## REQUIREMENT
Repeat every record below exactly, omitting any pictures.

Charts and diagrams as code
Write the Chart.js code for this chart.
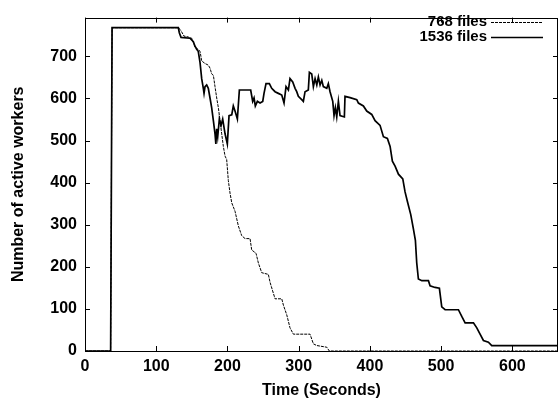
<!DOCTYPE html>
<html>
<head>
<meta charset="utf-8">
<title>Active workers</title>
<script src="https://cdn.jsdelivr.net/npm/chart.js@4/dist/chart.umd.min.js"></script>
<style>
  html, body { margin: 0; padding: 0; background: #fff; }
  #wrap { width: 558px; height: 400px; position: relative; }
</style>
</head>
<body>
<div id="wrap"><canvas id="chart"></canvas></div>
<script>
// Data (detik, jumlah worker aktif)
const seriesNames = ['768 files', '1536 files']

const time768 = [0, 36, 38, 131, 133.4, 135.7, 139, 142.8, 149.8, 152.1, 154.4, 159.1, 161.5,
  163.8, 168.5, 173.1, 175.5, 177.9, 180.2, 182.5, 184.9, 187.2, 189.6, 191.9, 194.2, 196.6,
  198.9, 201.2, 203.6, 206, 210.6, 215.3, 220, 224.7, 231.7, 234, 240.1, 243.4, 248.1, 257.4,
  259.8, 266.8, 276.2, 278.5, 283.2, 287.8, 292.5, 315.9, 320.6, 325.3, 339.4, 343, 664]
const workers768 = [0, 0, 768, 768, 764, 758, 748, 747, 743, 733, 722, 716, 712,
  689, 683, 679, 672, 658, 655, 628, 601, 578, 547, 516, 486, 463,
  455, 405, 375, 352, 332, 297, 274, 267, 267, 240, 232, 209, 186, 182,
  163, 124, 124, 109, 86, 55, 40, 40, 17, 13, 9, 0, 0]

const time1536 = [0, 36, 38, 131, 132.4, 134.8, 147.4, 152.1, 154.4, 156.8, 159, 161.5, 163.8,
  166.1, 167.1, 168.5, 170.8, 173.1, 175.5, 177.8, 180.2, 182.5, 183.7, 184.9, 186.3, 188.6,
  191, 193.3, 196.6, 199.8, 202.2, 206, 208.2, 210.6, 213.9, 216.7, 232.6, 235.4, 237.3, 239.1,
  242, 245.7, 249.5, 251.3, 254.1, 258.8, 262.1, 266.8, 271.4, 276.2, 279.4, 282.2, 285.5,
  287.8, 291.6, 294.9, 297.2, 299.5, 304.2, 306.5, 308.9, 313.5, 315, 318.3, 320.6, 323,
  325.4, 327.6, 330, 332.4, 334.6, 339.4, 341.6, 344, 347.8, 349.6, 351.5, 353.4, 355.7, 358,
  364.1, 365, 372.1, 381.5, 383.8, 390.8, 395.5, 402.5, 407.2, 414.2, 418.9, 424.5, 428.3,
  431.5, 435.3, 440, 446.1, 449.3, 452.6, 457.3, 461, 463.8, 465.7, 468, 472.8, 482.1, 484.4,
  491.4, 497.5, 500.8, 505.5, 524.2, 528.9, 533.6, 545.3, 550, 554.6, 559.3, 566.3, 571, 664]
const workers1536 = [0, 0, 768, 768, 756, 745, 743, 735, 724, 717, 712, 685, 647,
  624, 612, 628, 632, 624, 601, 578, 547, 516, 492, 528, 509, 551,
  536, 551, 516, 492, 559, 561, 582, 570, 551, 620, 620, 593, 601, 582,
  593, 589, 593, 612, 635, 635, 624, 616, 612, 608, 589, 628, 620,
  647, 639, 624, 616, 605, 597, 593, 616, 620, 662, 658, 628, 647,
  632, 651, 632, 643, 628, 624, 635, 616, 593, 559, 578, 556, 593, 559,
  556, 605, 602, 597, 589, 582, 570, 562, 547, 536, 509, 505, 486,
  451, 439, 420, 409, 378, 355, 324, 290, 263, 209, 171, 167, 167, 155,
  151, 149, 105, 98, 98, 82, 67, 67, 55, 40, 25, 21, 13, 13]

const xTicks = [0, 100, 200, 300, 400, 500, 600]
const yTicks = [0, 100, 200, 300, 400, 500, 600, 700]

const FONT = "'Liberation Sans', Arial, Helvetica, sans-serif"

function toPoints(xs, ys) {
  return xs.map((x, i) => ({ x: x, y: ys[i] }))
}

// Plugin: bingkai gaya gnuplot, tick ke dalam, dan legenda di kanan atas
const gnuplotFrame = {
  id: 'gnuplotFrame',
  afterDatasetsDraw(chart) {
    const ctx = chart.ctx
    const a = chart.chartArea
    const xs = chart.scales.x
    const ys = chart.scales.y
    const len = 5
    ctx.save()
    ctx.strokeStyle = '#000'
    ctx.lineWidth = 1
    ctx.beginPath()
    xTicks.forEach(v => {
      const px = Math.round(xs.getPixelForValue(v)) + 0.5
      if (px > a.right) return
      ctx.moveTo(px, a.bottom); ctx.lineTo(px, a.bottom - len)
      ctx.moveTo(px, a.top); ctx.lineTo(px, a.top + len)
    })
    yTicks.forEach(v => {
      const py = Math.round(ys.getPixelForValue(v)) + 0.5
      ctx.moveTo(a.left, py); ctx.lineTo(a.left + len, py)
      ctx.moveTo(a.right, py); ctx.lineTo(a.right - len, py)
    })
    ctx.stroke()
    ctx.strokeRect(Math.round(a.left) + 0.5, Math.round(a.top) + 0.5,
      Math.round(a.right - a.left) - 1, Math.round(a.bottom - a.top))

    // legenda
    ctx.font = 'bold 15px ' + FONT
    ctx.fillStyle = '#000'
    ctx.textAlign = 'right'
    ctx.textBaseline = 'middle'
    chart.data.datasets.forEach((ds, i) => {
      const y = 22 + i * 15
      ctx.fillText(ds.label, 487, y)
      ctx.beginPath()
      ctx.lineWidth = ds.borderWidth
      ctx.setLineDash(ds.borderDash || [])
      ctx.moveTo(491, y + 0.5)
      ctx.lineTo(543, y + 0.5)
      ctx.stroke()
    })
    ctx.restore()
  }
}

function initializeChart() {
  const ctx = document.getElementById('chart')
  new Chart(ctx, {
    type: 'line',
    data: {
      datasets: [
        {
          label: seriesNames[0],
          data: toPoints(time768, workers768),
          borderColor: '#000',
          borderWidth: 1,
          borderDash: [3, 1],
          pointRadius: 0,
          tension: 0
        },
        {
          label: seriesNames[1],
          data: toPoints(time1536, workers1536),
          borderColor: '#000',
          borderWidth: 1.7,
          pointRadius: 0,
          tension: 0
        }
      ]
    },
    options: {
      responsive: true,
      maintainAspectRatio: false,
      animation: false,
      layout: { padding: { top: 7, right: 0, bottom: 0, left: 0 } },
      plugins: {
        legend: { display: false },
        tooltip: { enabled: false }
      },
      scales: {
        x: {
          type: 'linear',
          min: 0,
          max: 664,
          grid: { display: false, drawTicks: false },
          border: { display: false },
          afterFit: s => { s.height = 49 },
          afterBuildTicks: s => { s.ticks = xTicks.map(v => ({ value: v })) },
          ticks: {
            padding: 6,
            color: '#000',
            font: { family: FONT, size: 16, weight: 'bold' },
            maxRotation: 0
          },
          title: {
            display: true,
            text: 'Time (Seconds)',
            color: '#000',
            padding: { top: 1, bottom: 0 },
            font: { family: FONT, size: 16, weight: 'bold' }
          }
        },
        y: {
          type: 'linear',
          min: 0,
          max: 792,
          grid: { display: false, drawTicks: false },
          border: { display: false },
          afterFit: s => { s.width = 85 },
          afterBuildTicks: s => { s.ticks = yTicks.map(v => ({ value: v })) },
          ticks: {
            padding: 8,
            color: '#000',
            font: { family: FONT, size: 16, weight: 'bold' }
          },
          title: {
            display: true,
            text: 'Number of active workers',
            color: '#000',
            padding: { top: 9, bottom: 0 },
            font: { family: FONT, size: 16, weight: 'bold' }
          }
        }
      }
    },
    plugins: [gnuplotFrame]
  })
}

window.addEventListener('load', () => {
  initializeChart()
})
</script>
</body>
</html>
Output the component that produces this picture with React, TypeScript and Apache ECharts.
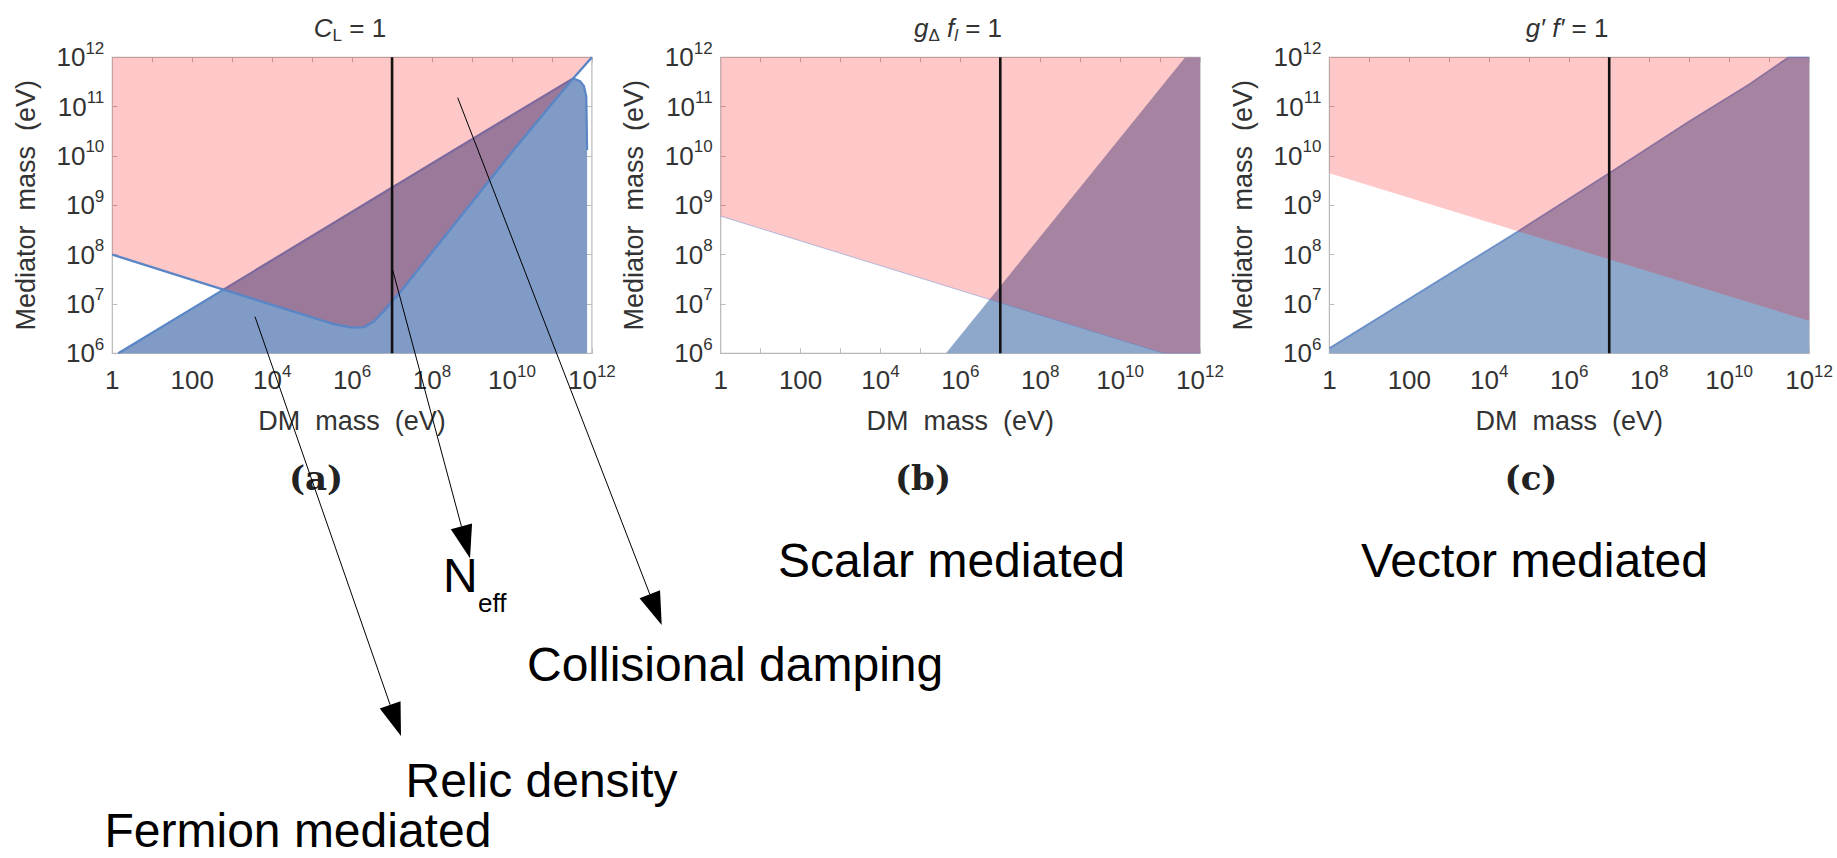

## WORKED ANSWER
Write the Chart.js code for this chart.
<!DOCTYPE html>
<html>
<head>
<meta charset="utf-8">
<title>Active workers</title>
<script src="https://cdn.jsdelivr.net/npm/chart.js@4/dist/chart.umd.min.js"></script>
<style>
  html, body { margin: 0; padding: 0; background: #fff; }
  #wrap { width: 558px; height: 400px; position: relative; }
</style>
</head>
<body>
<div id="wrap"><canvas id="chart"></canvas></div>
<script>
// Data (detik, jumlah worker aktif)
const seriesNames = ['768 files', '1536 files']

const time768 = [0, 36, 38, 131, 133.4, 135.7, 139, 142.8, 149.8, 152.1, 154.4, 159.1, 161.5,
  163.8, 168.5, 173.1, 175.5, 177.9, 180.2, 182.5, 184.9, 187.2, 189.6, 191.9, 194.2, 196.6,
  198.9, 201.2, 203.6, 206, 210.6, 215.3, 220, 224.7, 231.7, 234, 240.1, 243.4, 248.1, 257.4,
  259.8, 266.8, 276.2, 278.5, 283.2, 287.8, 292.5, 315.9, 320.6, 325.3, 339.4, 343, 664]
const workers768 = [0, 0, 768, 768, 764, 758, 748, 747, 743, 733, 722, 716, 712,
  689, 683, 679, 672, 658, 655, 628, 601, 578, 547, 516, 486, 463,
  455, 405, 375, 352, 332, 297, 274, 267, 267, 240, 232, 209, 186, 182,
  163, 124, 124, 109, 86, 55, 40, 40, 17, 13, 9, 0, 0]

const time1536 = [0, 36, 38, 131, 132.4, 134.8, 147.4, 152.1, 154.4, 156.8, 159, 161.5, 163.8,
  166.1, 167.1, 168.5, 170.8, 173.1, 175.5, 177.8, 180.2, 182.5, 183.7, 184.9, 186.3, 188.6,
  191, 193.3, 196.6, 199.8, 202.2, 206, 208.2, 210.6, 213.9, 216.7, 232.6, 235.4, 237.3, 239.1,
  242, 245.7, 249.5, 251.3, 254.1, 258.8, 262.1, 266.8, 271.4, 276.2, 279.4, 282.2, 285.5,
  287.8, 291.6, 294.9, 297.2, 299.5, 304.2, 306.5, 308.9, 313.5, 315, 318.3, 320.6, 323,
  325.4, 327.6, 330, 332.4, 334.6, 339.4, 341.6, 344, 347.8, 349.6, 351.5, 353.4, 355.7, 358,
  364.1, 365, 372.1, 381.5, 383.8, 390.8, 395.5, 402.5, 407.2, 414.2, 418.9, 424.5, 428.3,
  431.5, 435.3, 440, 446.1, 449.3, 452.6, 457.3, 461, 463.8, 465.7, 468, 472.8, 482.1, 484.4,
  491.4, 497.5, 500.8, 505.5, 524.2, 528.9, 533.6, 545.3, 550, 554.6, 559.3, 566.3, 571, 664]
const workers1536 = [0, 0, 768, 768, 756, 745, 743, 735, 724, 717, 712, 685, 647,
  624, 612, 628, 632, 624, 601, 578, 547, 516, 492, 528, 509, 551,
  536, 551, 516, 492, 559, 561, 582, 570, 551, 620, 620, 593, 601, 582,
  593, 589, 593, 612, 635, 635, 624, 616, 612, 608, 589, 628, 620,
  647, 639, 624, 616, 605, 597, 593, 616, 620, 662, 658, 628, 647,
  632, 651, 632, 643, 628, 624, 635, 616, 593, 559, 578, 556, 593, 559,
  556, 605, 602, 597, 589, 582, 570, 562, 547, 536, 509, 505, 486,
  451, 439, 420, 409, 378, 355, 324, 290, 263, 209, 171, 167, 167, 155,
  151, 149, 105, 98, 98, 82, 67, 67, 55, 40, 25, 21, 13, 13]

const xTicks = [0, 100, 200, 300, 400, 500, 600]
const yTicks = [0, 100, 200, 300, 400, 500, 600, 700]

const FONT = "'Liberation Sans', Arial, Helvetica, sans-serif"

function toPoints(xs, ys) {
  return xs.map((x, i) => ({ x: x, y: ys[i] }))
}

// Plugin: bingkai gaya gnuplot, tick ke dalam, dan legenda di kanan atas
const gnuplotFrame = {
  id: 'gnuplotFrame',
  afterDatasetsDraw(chart) {
    const ctx = chart.ctx
    const a = chart.chartArea
    const xs = chart.scales.x
    const ys = chart.scales.y
    const len = 5
    ctx.save()
    ctx.strokeStyle = '#000'
    ctx.lineWidth = 1
    ctx.beginPath()
    xTicks.forEach(v => {
      const px = Math.round(xs.getPixelForValue(v)) + 0.5
      if (px > a.right) return
      ctx.moveTo(px, a.bottom); ctx.lineTo(px, a.bottom - len)
      ctx.moveTo(px, a.top); ctx.lineTo(px, a.top + len)
    })
    yTicks.forEach(v => {
      const py = Math.round(ys.getPixelForValue(v)) + 0.5
      ctx.moveTo(a.left, py); ctx.lineTo(a.left + len, py)
      ctx.moveTo(a.right, py); ctx.lineTo(a.right - len, py)
    })
    ctx.stroke()
    ctx.strokeRect(Math.round(a.left) + 0.5, Math.round(a.top) + 0.5,
      Math.round(a.right - a.left) - 1, Math.round(a.bottom - a.top))

    // legenda
    ctx.font = 'bold 15px ' + FONT
    ctx.fillStyle = '#000'
    ctx.textAlign = 'right'
    ctx.textBaseline = 'middle'
    chart.data.datasets.forEach((ds, i) => {
      const y = 22 + i * 15
      ctx.fillText(ds.label, 487, y)
      ctx.beginPath()
      ctx.lineWidth = ds.borderWidth
      ctx.setLineDash(ds.borderDash || [])
      ctx.moveTo(491, y + 0.5)
      ctx.lineTo(543, y + 0.5)
      ctx.stroke()
    })
    ctx.restore()
  }
}

function initializeChart() {
  const ctx = document.getElementById('chart')
  new Chart(ctx, {
    type: 'line',
    data: {
      datasets: [
        {
          label: seriesNames[0],
          data: toPoints(time768, workers768),
          borderColor: '#000',
          borderWidth: 1,
          borderDash: [3, 1],
          pointRadius: 0,
          tension: 0
        },
        {
          label: seriesNames[1],
          data: toPoints(time1536, workers1536),
          borderColor: '#000',
          borderWidth: 1.7,
          pointRadius: 0,
          tension: 0
        }
      ]
    },
    options: {
      responsive: true,
      maintainAspectRatio: false,
      animation: false,
      layout: { padding: { top: 7, right: 0, bottom: 0, left: 0 } },
      plugins: {
        legend: { display: false },
        tooltip: { enabled: false }
      },
      scales: {
        x: {
          type: 'linear',
          min: 0,
          max: 664,
          grid: { display: false, drawTicks: false },
          border: { display: false },
          afterFit: s => { s.height = 49 },
          afterBuildTicks: s => { s.ticks = xTicks.map(v => ({ value: v })) },
          ticks: {
            padding: 6,
            color: '#000',
            font: { family: FONT, size: 16, weight: 'bold' },
            maxRotation: 0
          },
          title: {
            display: true,
            text: 'Time (Seconds)',
            color: '#000',
            padding: { top: 1, bottom: 0 },
            font: { family: FONT, size: 16, weight: 'bold' }
          }
        },
        y: {
          type: 'linear',
          min: 0,
          max: 792,
          grid: { display: false, drawTicks: false },
          border: { display: false },
          afterFit: s => { s.width = 85 },
          afterBuildTicks: s => { s.ticks = yTicks.map(v => ({ value: v })) },
          ticks: {
            padding: 8,
            color: '#000',
            font: { family: FONT, size: 16, weight: 'bold' }
          },
          title: {
            display: true,
            text: 'Number of active workers',
            color: '#000',
            padding: { top: 9, bottom: 0 },
            font: { family: FONT, size: 16, weight: 'bold' }
          }
        }
      }
    },
    plugins: [gnuplotFrame]
  })
}

window.addEventListener('load', () => {
  initializeChart()
})
</script>
</body>
</html>
Output the component that produces this picture with React, TypeScript and Apache ECharts.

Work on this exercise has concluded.